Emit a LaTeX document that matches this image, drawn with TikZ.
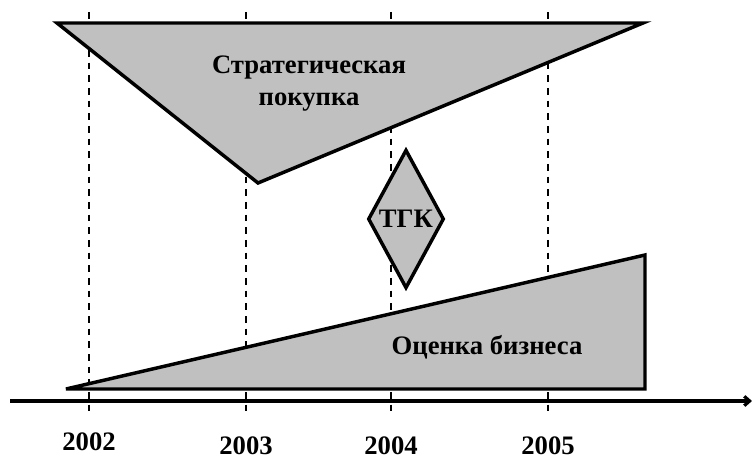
\documentclass[tikz,border=0pt]{standalone}
\usepackage{fontspec}
\setmainfont{Liberation Serif}
\usetikzlibrary{arrows.meta,shapes.geometric}
\definecolor{Shade}{HTML}{C0C0C0}

\begin{document}
\begin{tikzpicture}[x=0.75pt,y=-0.75pt,
    lbl/.style={font=\fontsize{20}{24}\selectfont\bfseries},
    band/.style={fill=Shade,draw=black,line width=2.6pt,miter limit=6},
    yeargrid/.style={line width=1.4pt,dash pattern=on 5pt off 4.5pt}]
    \useasboundingbox (0,0) rectangle (752,459);
    % years
    \foreach \x/\yr/\yb in {89/2002/450,246/2003/454,391/2004/454,548/2005/454}{
      \draw[yeargrid] (\x,12) -- (\x,413);
      \node[lbl,anchor=base] (y\yr) at (\x,\yb) {\yr};
    }
    \filldraw[band] (57,23) -- (643,23) -- (258,183) -- cycle;
    \node[lbl,align=center] (buy) at (309,84) {Стратегическая\\покупка};
    \filldraw[band] (66,389) -- (645,255) -- (645,389) -- cycle;
    \node[lbl,anchor=base] (value) at (487,354) {Оценка бизнеса};
    \node[lbl,band,diamond,inner sep=0pt,aspect=0.55,
      minimum width=57pt,minimum height=104pt] (tgk) at (406,219) {ТГК};
    \coordinate (ax0) at (10,401);
    \coordinate (ax1) at (752,401);
    \draw[line width=2.4pt,-{Straight Barb[length=4pt,width=7pt]}] (ax0) -- (ax1);
  \end{tikzpicture}
\end{document}
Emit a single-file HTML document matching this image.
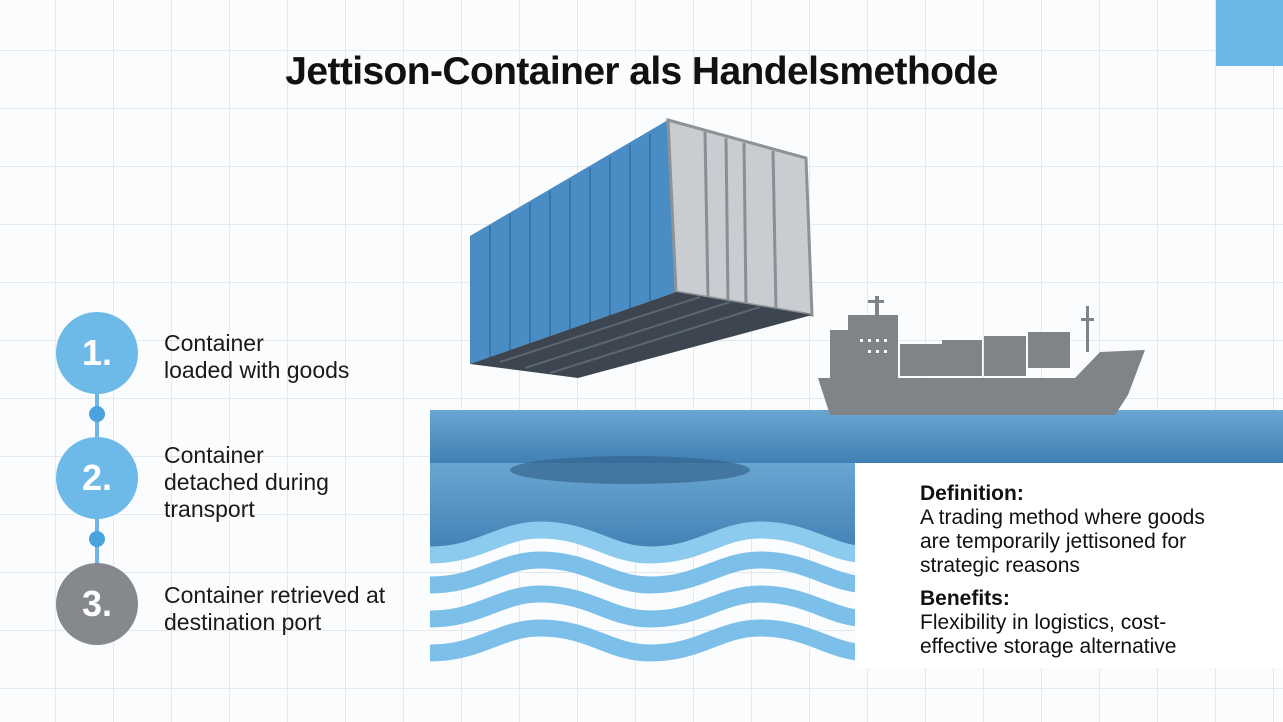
<!DOCTYPE html>
<html><head><meta charset="utf-8"><style>
html,body{margin:0;padding:0}
body{width:1283px;height:722px;position:relative;overflow:hidden;font-family:"Liberation Sans",sans-serif;
background-color:#fbfcfd;
background-image:linear-gradient(#e6e9ec 1px,transparent 1px),linear-gradient(90deg,#e6e9ec 1px,transparent 1px);
background-size:58px 58px;background-position:-3px -8px}
h1{position:absolute;left:0;width:1283px;top:50px;margin:0;text-align:center;font-size:39px;font-weight:bold;color:#111;letter-spacing:-0.6px}
.c{position:absolute;left:56px;width:82px;height:82px;border-radius:50%;color:#fff;font-weight:bold;font-size:36px;text-align:center;line-height:82px}
.dot{position:absolute;left:89px;width:16px;height:16px;border-radius:50%;background:#4aa3de}
.ln{position:absolute;left:95px;width:4px;background:#6fb6e6}
.st{position:absolute;left:164px;font-size:23px;line-height:27px;color:#1a1a1a}
.box{position:absolute;left:920px;font-size:21px;line-height:24px;color:#111}
</style></head><body>
<div style="position:absolute;left:1216px;top:0;width:67px;height:66px;background:#6ab7e8"></div>
<h1>Jettison-Container als Handelsmethode</h1>

<div class="ln" style="top:390px;height:200px"></div>
<div class="c" style="top:312px;background:#6db9e8">1.</div>
<div class="dot" style="top:406px"></div>
<div class="c" style="top:437px;background:#6db9e8">2.</div>
<div class="dot" style="top:531px"></div>
<div class="c" style="top:563px;background:#85888d">3.</div>
<div class="st" style="top:330px">Container<br>loaded with goods</div>
<div class="st" style="top:442px">Container<br>detached during<br>transport</div>
<div class="st" style="top:582px">Container retrieved at<br>destination port</div>

<svg style="position:absolute;left:0;top:0" width="1283" height="722">
<defs><linearGradient id="w" x1="0" y1="0" x2="0" y2="1"><stop offset="0" stop-color="#6aa6d2"/><stop offset="1" stop-color="#3f7fb3"/></linearGradient>
<clipPath id="cl"><rect x="430" y="400" width="425" height="300"/></clipPath></defs>
<rect x="430" y="410" width="853" height="54" fill="url(#w)"/>
<g clip-path="url(#cl)">
<path d="M430 463 H855 V545 C810 545 790 530 760 530 C720 530 690 555 650 555 C600 555 580 530 540 530 C500 530 470 555 430 555 Z" fill="url(#w)"/>
<ellipse cx="630" cy="470" rx="120" ry="14" fill="#35658f" opacity="0.7"/>
<g fill="none" stroke-width="17">
<path d="M330 538 C370 538 390 555 430 555 C480 555 500 530 540 530 C590 530 610 555 650 555 C700 555 720 530 760 530 C810 530 830 555 870 555" stroke="#8ccbee"/>
<path d="M330 568 C370 568 390 585 430 585 C480 585 500 560 540 560 C590 560 610 585 650 585 C700 585 720 560 760 560 C810 560 830 585 870 585" stroke="#7cc0ea"/>
<path d="M330 602 C370 602 390 619 430 619 C480 619 500 594 540 594 C590 594 610 619 650 619 C700 619 720 594 760 594 C810 594 830 619 870 619" stroke="#7cc0ea"/>
<path d="M330 636 C370 636 390 653 430 653 C480 653 500 628 540 628 C590 628 610 653 650 653 C700 653 720 628 760 628 C810 628 830 653 870 653" stroke="#7cc0ea"/>
</g>
</g>
<polygon points="470,236 668,120 676,292 470,364" fill="#4a8cc4"/>
<g stroke="#3a75a8" stroke-width="2">
<line x1="490" y1="226" x2="490" y2="358"/><line x1="510" y1="214" x2="510" y2="351"/><line x1="530" y1="203" x2="530" y2="344"/><line x1="550" y1="191" x2="550" y2="337"/><line x1="570" y1="180" x2="570" y2="330"/><line x1="590" y1="168" x2="590" y2="323"/><line x1="610" y1="157" x2="610" y2="316"/><line x1="630" y1="145" x2="630" y2="309"/><line x1="650" y1="134" x2="650" y2="302"/>
</g>
<polygon points="668,120 806,158 812,315 676,292" fill="#c9ccd0" stroke="#8d9297" stroke-width="3"/>
<g stroke="#8a8f95" stroke-width="3"><line x1="705" y1="132" x2="708" y2="298"/><line x1="726" y1="138" x2="728" y2="302"/><line x1="744" y1="143" x2="746" y2="305"/><line x1="773" y1="151" x2="776" y2="310"/></g>
<polygon points="470,364 676,292 812,315 578,378" fill="#3d4650"/>
<g stroke="#5c6670" stroke-width="2"><line x1="500" y1="362" x2="700" y2="297"/><line x1="525" y1="368" x2="730" y2="302"/><line x1="550" y1="373" x2="760" y2="307"/></g>
<g fill="#808388">
<path d="M818 378 L1075 378 L1100 352 L1145 350 L1128 395 L1115 415 L830 415 Z"/>
<rect x="830" y="330" width="68" height="48"/>
<rect x="848" y="315" width="50" height="16"/>
<rect x="875" y="296" width="4" height="22"/><rect x="868" y="300" width="16" height="3"/>
<rect x="900" y="344" width="42" height="32"/><rect x="942" y="340" width="40" height="36"/><rect x="984" y="336" width="42" height="40"/><rect x="1028" y="332" width="42" height="36"/>
<rect x="1086" y="306" width="3" height="46"/><rect x="1081" y="318" width="13" height="3"/>
</g>
<g fill="#fff"><rect x="860" y="339" width="3" height="3"/><rect x="868" y="339" width="3" height="3"/><rect x="876" y="339" width="3" height="3"/><rect x="884" y="339" width="3" height="3"/><rect x="868" y="350" width="3" height="3"/><rect x="876" y="350" width="3" height="3"/><rect x="884" y="350" width="3" height="3"/></g>
</svg>

<div style="position:absolute;left:855px;top:463px;width:428px;height:205px;background:#fff"></div>
<div class="box" style="top:482px"><b>Definition:</b><br>A trading method where goods<br>are temporarily jettisoned for<br>strategic reasons</div>
<div class="box" style="top:587px"><b>Benefits:</b><br>Flexibility in logistics, cost-<br>effective storage alternative</div>
</body></html>
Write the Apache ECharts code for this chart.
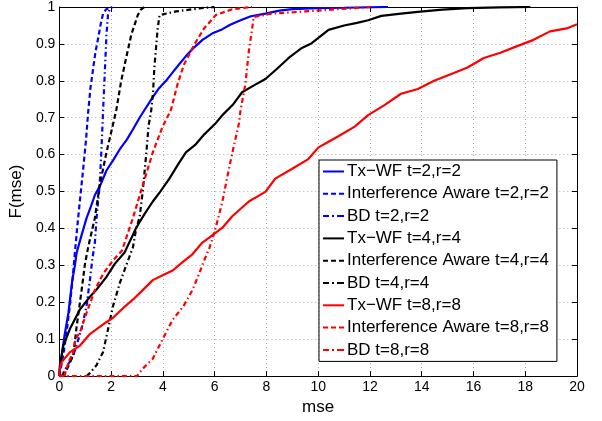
<!DOCTYPE html>
<html>
<head>
<meta charset="utf-8">
<script src="https://cdn.jsdelivr.net/npm/echarts@6/dist/echarts.min.js"></script>
<style>html,body{margin:0;padding:0;background:#fff}#c{width:602px;height:421px}</style>
</head>
<body>
<div id="c"></div>
<script>
var xTicks = [0,2,4,6,8,10,12,14,16,18,20];
var yTicks = ['0','0.1','0.2','0.3','0.4','0.5','0.6','0.7','0.8','0.9','1'];
var seriesNames = ['Tx\u2212WF t=2,r=2','Interference Aware t=2,r=2','BD t=2,r=2',
  'Tx\u2212WF t=4,r=4','Interference Aware t=4,r=4','BD t=4,r=4',
  'Tx\u2212WF t=8,r=8','Interference Aware t=8,r=8','BD t=8,r=8'];

var txwf2 = [[0,0],[0.02,0.03],[0.09,0.056],[0.2,0.11],[0.35,0.171],[0.5,0.26],[0.6,0.3],[0.67,0.335],[0.85,0.38],[1.05,0.428],[1.22,0.46],[1.37,0.49],[1.6,0.52],[1.82,0.557],[2.08,0.585],[2.33,0.614],[2.6,0.64],[2.84,0.668],[3.1,0.7],[3.29,0.721],[3.61,0.756],[3.85,0.78],[4.12,0.8],[4.4,0.825],[4.63,0.845],[4.89,0.867],[5.2,0.89],[5.53,0.911],[5.9,0.928],[6.3,0.94],[6.6,0.952],[7.0,0.964],[7.4,0.975],[7.96,0.982],[8.5,0.99],[9.0,0.994],[10,0.997],[11,0.998],[12.7,1]];
var ia2 = [[0,0],[0.08,0.03],[0.18,0.07],[0.3,0.13],[0.42,0.2],[0.52,0.27],[0.6,0.335],[0.7,0.41],[0.79,0.473],[0.92,0.561],[1.03,0.64],[1.11,0.713],[1.2,0.78],[1.31,0.836],[1.4,0.88],[1.5,0.916],[1.6,0.955],[1.69,0.982],[1.8,0.993],[2.0,1]];
var bd2 = [[0.1,0],[0.2,0.015],[0.54,0.056],[0.86,0.128],[1.05,0.19],[1.18,0.26],[1.28,0.32],[1.37,0.36],[1.44,0.43],[1.56,0.52],[1.63,0.62],[1.69,0.72],[1.76,0.83],[1.82,0.925],[1.88,0.98],[1.95,0.995],[2.05,1]];
var txwf4 = [[0,0],[0.03,0.03],[0.15,0.082],[0.41,0.128],[0.79,0.18],[1.18,0.215],[1.43,0.234],[1.82,0.269],[2.14,0.304],[2.52,0.335],[2.97,0.402],[3.3,0.44],[3.61,0.473],[3.9,0.5],[4.25,0.535],[4.6,0.575],[4.89,0.606],[5.27,0.628],[5.6,0.655],[6.04,0.685],[6.3,0.707],[6.7,0.735],[7.06,0.769],[7.5,0.787],[7.96,0.805],[8.4,0.832],[8.86,0.862],[9.37,0.889],[9.75,0.902],[10.4,0.938],[11.0,0.95],[11.5,0.957],[11.93,0.964],[12.44,0.976],[13.2,0.982],[13.85,0.987],[14.8,0.993],[15.77,0.997],[17,0.999],[18.2,1]];
var ia4 = [[0.1,0],[0.3,0.02],[0.54,0.056],[0.67,0.136],[0.86,0.233],[0.99,0.304],[1.11,0.348],[1.18,0.37],[1.37,0.428],[1.56,0.517],[1.82,0.606],[2.0,0.66],[2.2,0.721],[2.39,0.8],[2.58,0.862],[2.78,0.925],[3.03,0.978],[3.15,0.993],[3.29,1]];
var bd4 = [[1.05,0],[1.18,0.008],[1.43,0.029],[1.69,0.065],[1.88,0.127],[2.07,0.189],[2.33,0.251],[2.65,0.313],[2.84,0.348],[2.97,0.4],[3.1,0.43],[3.22,0.5],[3.35,0.597],[3.45,0.68],[3.55,0.72],[3.62,0.77],[3.67,0.836],[3.8,0.942],[3.87,0.978],[4.5,0.988],[5.5,0.997],[6.0,1]];
var txwf8 = [[0,0],[0.02,0.02],[0.09,0.038],[0.41,0.065],[0.79,0.082],[1.18,0.114],[1.69,0.14],[2.07,0.158],[2.46,0.184],[2.84,0.207],[3.22,0.233],[3.61,0.26],[3.99,0.273],[4.38,0.286],[4.76,0.309],[5.14,0.33],[5.5,0.36],[5.79,0.375],[6.3,0.402],[6.68,0.433],[7.32,0.473],[7.96,0.499],[8.34,0.535],[8.98,0.561],[9.62,0.588],[10.0,0.619],[10.4,0.635],[10.78,0.65],[11.41,0.676],[11.93,0.707],[12.56,0.734],[13.2,0.765],[13.85,0.778],[14.48,0.8],[15.12,0.818],[15.77,0.836],[16.4,0.862],[17.04,0.876],[17.69,0.894],[18.32,0.911],[18.96,0.934],[19.6,0.942],[20,0.953]];
var ia8 = [[0.2,0],[0.27,0.02],[0.4,0.045],[0.54,0.065],[0.62,0.1],[0.79,0.118],[1.05,0.171],[1.37,0.233],[1.69,0.277],[2.07,0.313],[2.42,0.34],[2.84,0.428],[3.22,0.517],[3.61,0.606],[3.99,0.676],[4.31,0.721],[4.57,0.792],[4.82,0.845],[5.21,0.898],[5.59,0.942],[6.04,0.978],[6.68,0.994],[7.45,1]];
var bd8 = [[0,0],[3.0,0],[3.22,0.02],[3.61,0.047],[3.99,0.1],[4.38,0.153],[4.8,0.19],[5.14,0.233],[5.4,0.277],[5.59,0.313],[5.79,0.345],[6.04,0.402],[6.3,0.473],[6.55,0.561],[6.74,0.623],[6.94,0.685],[7.0,0.72],[7.19,0.792],[7.32,0.88],[7.45,0.942],[7.51,0.973],[8.2,0.982],[9.49,0.988],[11.16,0.996],[12,1]];

var dataList = [txwf2, ia2, bd2, txwf4, ia4, bd4, txwf8, ia8, bd8];
var colors = ['#0000ff','#0000ff','#0000ff','#000000','#000000','#000000','#ff0000','#ff0000','#ff0000'];
var dashes = ['solid',[5,3],[5,3,1.5,3],'solid',[5,3],[5,3,1.5,3],'solid',[5,3],[5,3,1.5,3]];
var icons = [
  'path://M0,0H21V2H0Z',
  'path://M0,0H5V2H0Z M8,0H13V2H8Z M16,0H21V2H16Z',
  'path://M0,0H6V2H0Z M9,0H11V2H9Z M14,0H21V2H14Z'
];

var FONT = '"Liberation Sans", Arial, Helvetica, sans-serif';
var chart = echarts.init(document.getElementById('c'), null, {renderer:'canvas'});

var series = dataList.map(function(d, i){
  return {
    name: seriesNames[i], type: 'line', data: d, showSymbol: false, symbol: 'none',
    xAxisIndex: 0, yAxisIndex: 0, animation: false, clip: true,
    lineStyle: {color: colors[i], width: 2.2, type: dashes[i]},
    itemStyle: {color: colors[i]}
  };
});

var legendData = seriesNames.map(function(n, i){
  return {name: n, icon: icons[i % 3], itemStyle: {color: colors[i], borderWidth: 0}};
});

function axisCommon(){
  return {
    axisLine: {show: true, onZero: false, lineStyle: {color: '#000', width: 1}},
    axisTick: {show: true, inside: true, length: 5, lineStyle: {color: '#000'}}
  };
}

var option = {
  backgroundColor: '#fff',
  animation: false,
  grid: {left: 56, right: 25, top: 5, bottom: 40, containLabel: false},
  legend: {
    orient: 'vertical', left: 319, top: 160,
    data: legendData,
    itemWidth: 21, itemHeight: 2, itemGap: 5.3,
    padding: [3, 8, 3, 4],
    backgroundColor: '#fff', borderColor: '#000', borderWidth: 1, borderRadius: 0,
    textStyle: {fontFamily: FONT, fontSize: 17, color: '#000', padding: [0,0,0,-2]},
    selectedMode: false
  },
  xAxis: [
    Object.assign({type: 'value', min: 0, max: 20, interval: 2, position: 'bottom',
      name: 'mse', nameLocation: 'middle', nameGap: 17,
      nameTextStyle: {fontFamily: FONT, fontSize: 17, color: '#000'},
      axisLabel: {fontFamily: FONT, fontSize: 14, color: '#000', margin: 4,
        formatter: function(v){ return String(xTicks[Math.round(v/2)]); }},
      splitLine: {show: true, lineStyle: {color: '#aaaaaa', type: [1,3], width: 1}}
    }, axisCommon()),
    Object.assign({type: 'value', min: 0, max: 20, interval: 2, position: 'top',
      axisLabel: {show: false}, splitLine: {show: false}}, axisCommon())
  ],
  yAxis: [
    Object.assign({type: 'value', min: 0, max: 1, interval: 0.1, position: 'left',
      name: 'F(mse)', nameLocation: 'middle', nameGap: 23,
      nameTextStyle: {fontFamily: FONT, fontSize: 17, color: '#000'},
      axisLabel: {fontFamily: FONT, fontSize: 14, color: '#000', margin: 4,
        formatter: function(v){ return yTicks[Math.round(v*10)]; }},
      splitLine: {show: true, lineStyle: {color: '#aaaaaa', type: [1,3], width: 1}}
    }, axisCommon()),
    Object.assign({type: 'value', min: 0, max: 1, interval: 0.1, position: 'right',
      axisLabel: {show: false}, splitLine: {show: false}}, axisCommon())
  ],
  series: series
};
chart.setOption(option);
</script>
</body>
</html>
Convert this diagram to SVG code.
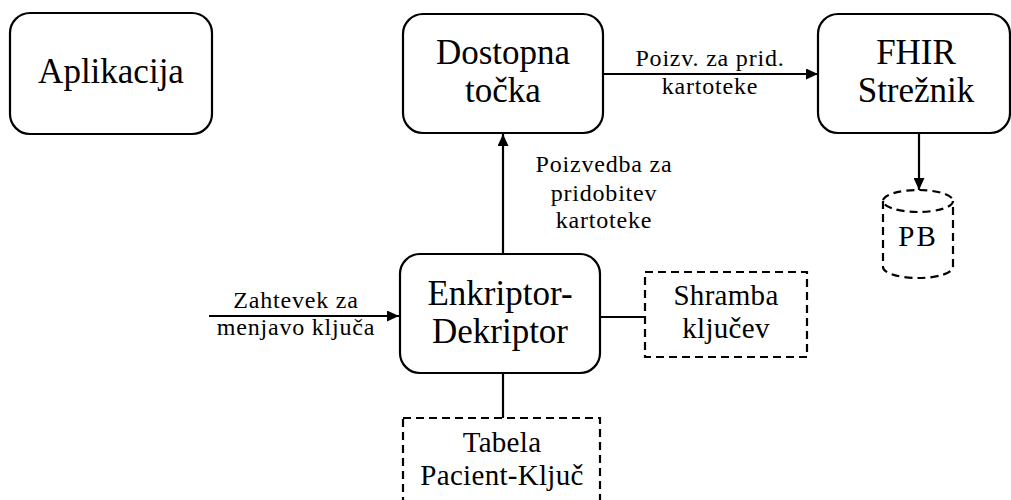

++++++++++

**GOAL**
Show each line of the data that contains the string "code".

**SOLUTION TO THIS TASK**
Write the Apache ECharts code for this chart.
Convert this diagram to SVG code.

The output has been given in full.